▶ _Provided material_:

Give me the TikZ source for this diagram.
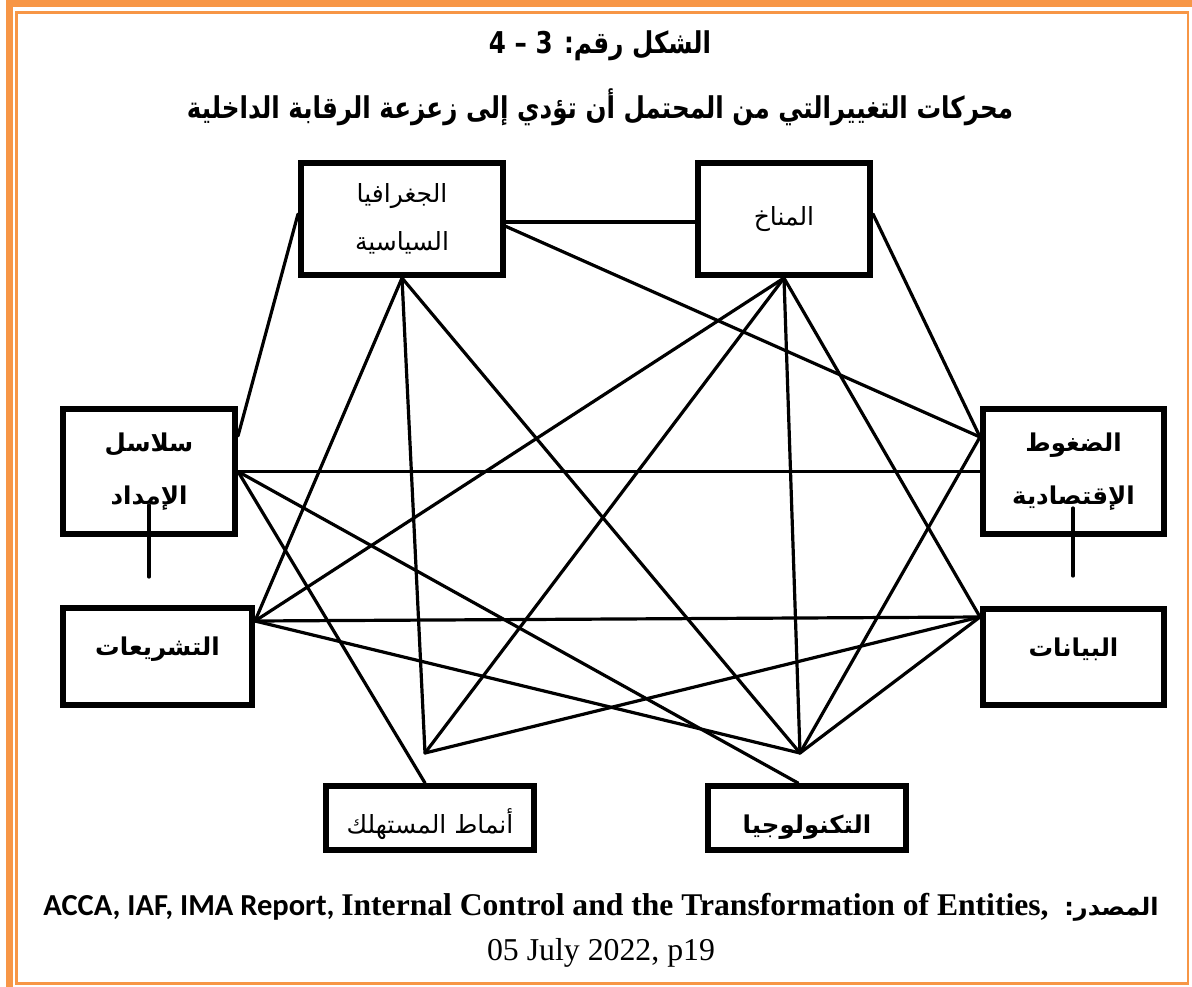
\documentclass[tikz,border=0pt]{standalone}
\usepackage{fontspec}
\TeXXeTstate=1
\setmainfont{Liberation Serif}
\newfontfamily\arabicfont[Script=Arabic]{DejaVu Sans}
\newfontfamily\arabictitle[Script=Arabic,FakeStretch=0.82]{DejaVu Sans}
\newfontfamily\calibrifont{Carlito}
\definecolor{frameorange}{HTML}{F79646}

\begin{document}
\begin{tikzpicture}[x=1bp,y=-1bp,
  box/.style={draw,line width=6bp,rectangle,inner sep=0pt,align=center},
  link/.style={line width=3.2bp,line cap=round},
  arlabel/.style={font=\fontsize{25bp}{48bp}\selectfont\arabicfont},
  arbold/.style={font=\fontsize{24.5bp}{53bp}\selectfont\arabicfont\bfseries},
  raised/.style={text height=20bp,text depth=22bp},
  lowered/.style={text height=32bp,text depth=2bp},
  titletext/.style={font=\fontsize{30bp}{34bp}\selectfont\arabictitle\bfseries}]

% page and orange frame
\useasboundingbox (0,0) rectangle (1192,987);
\fill[white] (0,0) rectangle (1192,987);
\fill[frameorange] (6,0) rectangle (13,987);
\fill[frameorange] (6,0) rectangle (1192,7);
\draw[frameorange,line width=2.5bp] (16.5,12.5) rectangle (1188,983.5);

% title
\node[titletext] (t1) at (600,46)
  {\beginR الشكل رقم: 3 – 4\endR};
\node[titletext] (t2) at (600,107)
  {\beginR محركات التغييرالتي من المحتمل أن تؤدي إلى زعزعة الرقابة الداخلية\endR};

% driver boxes
\node[box,arlabel,minimum width=202bp,minimum height=112bp] (geo) at (402,219)
  {\beginR الجغرافيا\endR\\\beginR السياسية\endR};
\node[box,arlabel,minimum width=172bp,minimum height=112bp] (man) at (784,219)
  {\beginR المناخ\endR};
\node[box,arbold,minimum width=172bp,minimum height=125bp] (sup) at (149,471.5)
  {\beginR سلاسل\endR\\\beginR الإمداد\endR};
\node[box,arbold,minimum width=181bp,minimum height=125bp] (eco) at (1073.5,471.5)
  {\beginR الضغوط\endR\\\beginR الإقتصادية\endR};
\node[box,arbold,raised,minimum width=189bp,minimum height=97bp] (leg) at (157.5,656.5)
  {\beginR التشريعات\endR};
\node[box,arbold,raised,minimum width=181bp,minimum height=96bp] (dat) at (1073.5,657)
  {\beginR البيانات\endR};
\node[box,arlabel,lowered,minimum width=208bp,minimum height=64bp] (con) at (430,818)
  {\beginR أنماط المستهلك\endR};
\node[box,arbold,lowered,minimum width=198bp,minimum height=64bp] (tec) at (807,818)
  {\beginR التكنولوجيا\endR};

% attachment points on the box borders and free junctions
\coordinate (geoL) at (298,214);
\coordinate (supT) at (238,436);
\coordinate (geoR1) at (505,222);
\coordinate (manL) at (695,222);
\coordinate (geoR2) at (505,226);
\coordinate (manR) at (873,214);
\coordinate (ecoA) at (980,437);
\coordinate (legP) at (255,621);
\coordinate (datP) at (980,617);
\coordinate (ptA) at (425,753);
\coordinate (ptB) at (800,753);
\coordinate (conT) at (425,783);
\coordinate (tecT) at (798,783);
\coordinate (supTick) at (149,505);
\coordinate (supTickEnd) at (149,577);
\coordinate (ecoTick) at (1073,508);
\coordinate (ecoTickEnd) at (1073,576);

% links
\draw[link] (geoL) -- (supT);
\draw[link] (geoR1) -- (manL);
\draw[link] (geoR2) -- (ecoA);
\draw[link] (geo.south) -- (legP);
\draw[link] (geo.south) -- (ptA);
\draw[link] (geo.south) -- (ptB);
\draw[link] (man.south) -- (legP);
\draw[link] (man.south) -- (ptA);
\draw[link] (man.south) -- (ptB);
\draw[link] (man.south) -- (datP);
\draw[link] (manR) -- (ecoA);
\draw[link] (sup.east) -- (eco.west);
\draw[link] (sup.east) -- (conT);
\draw[link] (sup.east) -- (tecT);
\draw[link] (legP) -- (datP);
\draw[link] (legP) -- (ptB);
\draw[link] (ptA) -- (datP);
\draw[link] (ptB) -- (ecoA);
\draw[link] (ptB) -- (datP);
\draw[link] (supTick) -- (supTickEnd);
\draw[link] (ecoTick) -- (ecoTickEnd);

% source note
\node[anchor=base] (src1) at (601,915)
  {{\calibrifont\bfseries\fontsize{30.5bp}{32bp}\selectfont ACCA, IAF, IMA Report, }%
   {\bfseries\fontsize{31.6bp}{32bp}\selectfont Internal Control and the Transformation of Entities,\ \ }%
   {\arabicfont\bfseries\fontsize{24bp}{32bp}\selectfont\beginR المصدر:\endR}};
\node[anchor=base,font=\fontsize{31.8bp}{32bp}\selectfont] (src2) at (601,960)
  {05 July 2022, p19};
\end{tikzpicture}
\end{document}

▶ _Task brief_: Where does the word "source" appear? Return each line that holds it.

▶ _Response_:
Give me the TikZ source for this diagram.
% source note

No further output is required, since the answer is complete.